2014/09/08

天地初發の段

口語訳:天地が初めて開けたとき、高天の原に生まれた神の名は、天之御中主神という。次に高御産巣日神、その次に神産巣日神が生まれたが、これらの神はいずれも単独の神で、そのまま隠れた。

 「天地開闢」であって「天地創造」ではない。

 ここが、日本神話の重要ポイントである。

 ユダヤ教・キリスト教の聖典である旧約聖書『創世記』では、まず最初に「神」が存在し、この絶対神が天地を始めすべてを創世していく

 これに対し日本神話では、まず天地が開闢してそこから神々が誕生する

 「天地(あめつち)」が始まりであり、神々もこの天地から生まれる

 これが山や川などの自然や自然現象を敬い、それらに八百万の神を見いだす「神道」の自然信仰である。
 
●本居宣長訳  
天地(あめつち)は「阿米都知(あめつち)」を漢の文字で書いたもので、天は「あめ」である。なぜ「あめ」というのか、その意味は分からない。そもそもいろいろな言葉の起こりを突きとめることは極めて困難であり、それを強いて解釈しようとすると、必ずおかしな解釈が出てくるものである(略)
しかしながら、全く解釈しないで済ませるわけにも行かない。考えつく限りのことは、試みに言ってみてもいい。その中には、たまに当たっていることもあるはずだ。私にも、こうだろうかと思っていることはあり、それを述べてみる。

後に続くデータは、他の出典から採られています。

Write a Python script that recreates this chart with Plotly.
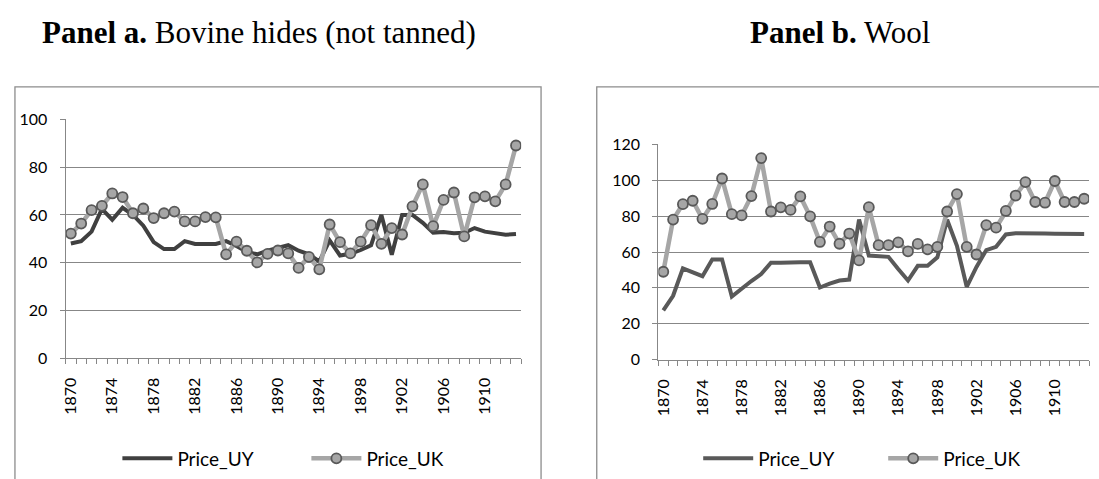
import plotly.graph_objects as go

# Years on the category axis (one point per year)
years = [1870, 1871, 1872, 1873, 1874, 1875, 1876, 1877, 1878, 1879,
         1880, 1881, 1882, 1883, 1884, 1885, 1886, 1887, 1888, 1889,
         1890, 1891, 1892, 1893, 1894, 1895, 1896, 1897, 1898, 1899,
         1900, 1901, 1902, 1903, 1904, 1905, 1906, 1907, 1908, 1909,
         1910, 1911, 1912, 1913]

tick_years = [1870, 1874, 1878, 1882, 1886, 1890, 1894, 1898, 1902, 1906, 1910]
tick_text = [str(y) for y in tick_years]

# Panel a: bovine hides (not tanned)
hides_uy = [48.0, 49.0, 53.0, 62.5, 58.0, 63.0, 60.0, 55.5, 48.6, 45.7,
            45.7, 49.0, 47.8, 47.7, 47.8, 49.0, 47.0, 44.5, 43.5, 45.0,
            46.0, 47.3, 45.0, 43.5, 40.5, 49.3, 43.0, 43.7, 45.3, 47.3,
            60.0, 43.3, 60.0, 60.0, 56.7, 52.6, 52.8, 52.3, 52.5, 54.5,
            53.0, 52.5, 51.7, 52.0]
hides_uk = [52.2, 56.4, 62.0, 63.8, 69.0, 67.5, 60.7, 62.7, 58.7, 60.7,
            61.4, 57.3, 57.3, 59.1, 59.0, 43.5, 48.8, 45.0, 40.1, 43.7,
            45.1, 43.9, 37.8, 42.4, 37.2, 56.0, 48.6, 43.9, 48.8, 55.7,
            47.9, 54.5, 51.8, 63.6, 72.8, 55.3, 66.3, 69.4, 51.0, 67.4,
            67.8, 65.7, 72.8, 89.1]

# Panel b: wool
wool_uy = [27.5, 35.6, 50.9, 48.6, 46.5, 55.8, 55.8, 35.2, 39.7, 43.8,
           47.7, 54.0, 54.0, 54.3, 54.3, 54.3, 40.2, 42.4, 44.1, 44.6,
           78.1, 58.0, 57.5, 57.3, 50.5, 44.1, 52.3, 52.3, 57.0, 78.0,
           63.5, 40.6, 51.7, 61.1, 62.9, 69.8, 70.4, 70.5, 70.3, 70.3,
           70.2, 70.2, 70.4, 70.1]
wool_uk = [49.0, 78.1, 86.7, 88.6, 78.5, 86.8, 101.0, 81.1, 80.4, 91.2,
           112.4, 82.6, 84.9, 83.5, 91.0, 79.9, 65.6, 74.2, 64.6, 70.3,
           55.3, 85.0, 63.8, 63.8, 65.4, 60.4, 64.5, 61.5, 62.9, 82.6,
           92.3, 62.9, 58.6, 75.0, 73.6, 82.9, 91.5, 99.0, 87.9, 87.5,
           99.6, 87.9, 87.9, 89.7]

W, H = 1099, 479
GRID = "#878787"
LIGHT = "#a6a6a6"
MARK_EDGE = "#595959"
FONT = "Lato"


def px(x):
    return x / W


def py(y):
    return 1 - y / H


fig = go.Figure()

# Panel a traces
fig.add_trace(go.Scatter(x=years, y=hides_uy, name="Price_UY", mode="lines",
                         line=dict(color="#404040", width=4),
                         xaxis="x", yaxis="y", legend="legend"))
fig.add_trace(go.Scatter(x=years, y=hides_uk, name="Price_UK", mode="lines+markers",
                         line=dict(color=LIGHT, width=4.5),
                         marker=dict(symbol="circle", size=10, color=LIGHT,
                                     line=dict(color=MARK_EDGE, width=1.8)),
                         xaxis="x", yaxis="y", legend="legend"))

# Panel b traces
fig.add_trace(go.Scatter(x=years, y=wool_uy, name="Price_UY", mode="lines",
                         line=dict(color="#595959", width=4),
                         xaxis="x2", yaxis="y2", legend="legend2"))
fig.add_trace(go.Scatter(x=years, y=wool_uk, name="Price_UK", mode="lines+markers",
                         line=dict(color=LIGHT, width=4.5),
                         marker=dict(symbol="circle", size=10, color=LIGHT,
                                     line=dict(color=MARK_EDGE, width=1.8)),
                         xaxis="x2", yaxis="y2", legend="legend2"))

tickfont = dict(family=FONT, size=16, color="#000000")


def xaxis_cfg(domain, anchor):
    return dict(domain=domain, anchor=anchor, type="linear",
                range=[1869.5, 1913.5], tickvals=tick_years, ticktext=tick_text,
                tickangle=-90, ticks="", showgrid=False, zeroline=False,
                showline=True, linecolor=GRID, linewidth=1.3,
                tickfont=tickfont, ticklabelstandoff=12,
                minor=dict(ticks="outside", ticklen=5, tickcolor=GRID,
                           tickwidth=1.2, tick0=1869.5, dtick=1, showgrid=False),
                fixedrange=True)


def yaxis_cfg(domain, anchor, top, step):
    return dict(domain=domain, anchor=anchor, range=[0, top], dtick=step,
                tick0=0, showgrid=True, gridcolor=GRID, gridwidth=1.3,
                zeroline=False, showline=True, linecolor=GRID, linewidth=1.3,
                ticks="outside", ticklen=5, tickcolor=GRID, tickwidth=1.2,
                tickfont=tickfont, ticklabelstandoff=9, fixedrange=True)


legend_common = dict(orientation="h", font=dict(family=FONT, size=19, color="#000000"),
                     bgcolor="rgba(0,0,0,0)", borderwidth=0, xanchor="left",
                     yanchor="middle", itemwidth=50, entrywidthmode="pixels",
                     tracegroupgap=0, itemclick=False, itemdoubleclick=False)

fig.update_layout(
    width=W, height=H, autosize=False,
    margin=dict(l=0, r=0, t=0, b=0),
    paper_bgcolor="white", plot_bgcolor="white",
    xaxis=xaxis_cfg([px(60), px(518)], "y"),
    yaxis=yaxis_cfg([py(362.5), py(114)], "x", 100, 20),
    xaxis2=xaxis_cfg([px(656), px(1089)], "y2"),
    yaxis2=yaxis_cfg([py(364), py(140)], "x2", 120, 20),
    legend=dict(legend_common, x=px(112), y=py(467), entrywidth=124),
    legend2=dict(legend_common, x=px(696), y=py(467), entrywidth=120),
    shapes=[
        dict(type="rect", xref="paper", yref="paper",
             x0=px(9), x1=px(538), y0=-0.1, y1=py(80),
             line=dict(color="#8c8c8c", width=1.3), fillcolor="rgba(0,0,0,0)",
             layer="below"),
        dict(type="rect", xref="paper", yref="paper",
             x0=px(594), x1=1.05, y0=-0.1, y1=py(80),
             line=dict(color="#8c8c8c", width=1.3), fillcolor="rgba(0,0,0,0)",
             layer="below"),
    ],
    annotations=[
        dict(text="<b>Panel a.</b> Bovine hides (not tanned)", xref="paper", yref="paper",
             x=px(34), y=py(23), xanchor="left", yanchor="middle", showarrow=False,
             font=dict(family="Liberation Serif", size=31, color="#000000")),
        dict(text="<b>Panel b.</b> Wool", xref="paper", yref="paper",
             x=px(746), y=py(23), xanchor="left", yanchor="middle", showarrow=False,
             font=dict(family="Liberation Serif", size=31, color="#000000")),
    ],
)

fig.write_html("out.html", config=dict(displayModeBar=False))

天(あめ)は空の上にあって、神々のおられる国である。【この他に理屈で細々と論じ立て、あるいはその形までもあれこれと推し測って言うのは、みな外国で言うようなことで、いにしえの伝えではないので問題にならない。】

地は「つち」だ。名前の由来には、思い当たることがある。後述する。「つち」と言うのは、元々泥土(ひじ)が固まって国土(くに)になったから言う名前で、小さいのも大きいのも同じように呼ぶ。小さいのはひとつまみの土も「つち」と言い、広く海に対して陸地も「つち」と言うのだが、天に対して「あめつち」と呼ぶときは海も含まれる。【新撰姓氏録で、海神(わだつみ)の子孫も地祇に入れているのは、地(つち)は海をふくむからだ(略)

「くに」は限りの意味だというのは、天照大御神と月読命は天の昼と夜を分けてお治めになるが、須佐之男命が天に上がったとき、天照大御神が「我が国を奪おうとしている」と言ったこと、皇祖神は「月読命は夜食国(よるのオスクニ)を治めよ」と言ったこと、また須佐之男命には「海原を治めよ」と命じたが「その命じられた国を治めなかった」とあり、万葉集巻二の人麻呂の挽歌(167)に「天皇之敷座國等、天原石門乎開、神上上座奴(スメロギのシキマスくにと、アマノハラいわとをヒラキ、かむあがりアガリマシヌ)」とあるなど、みな範囲を限って治めるところを、天でも「くに」と言う。これらを考えると「くに」は、本来「あめ」の対語ではなかった。だが天つ神、地つ祇、また神名に天の某、国の某とあるのは、地はある限りすべてが天孫の治める領土であるため、自ずから天に対して「つち」と言うべきところも「くに」と呼ぶことになった。天つ神、国つ神というのも、神名なども天孫が地上を治められるようになってから名付けられたからである。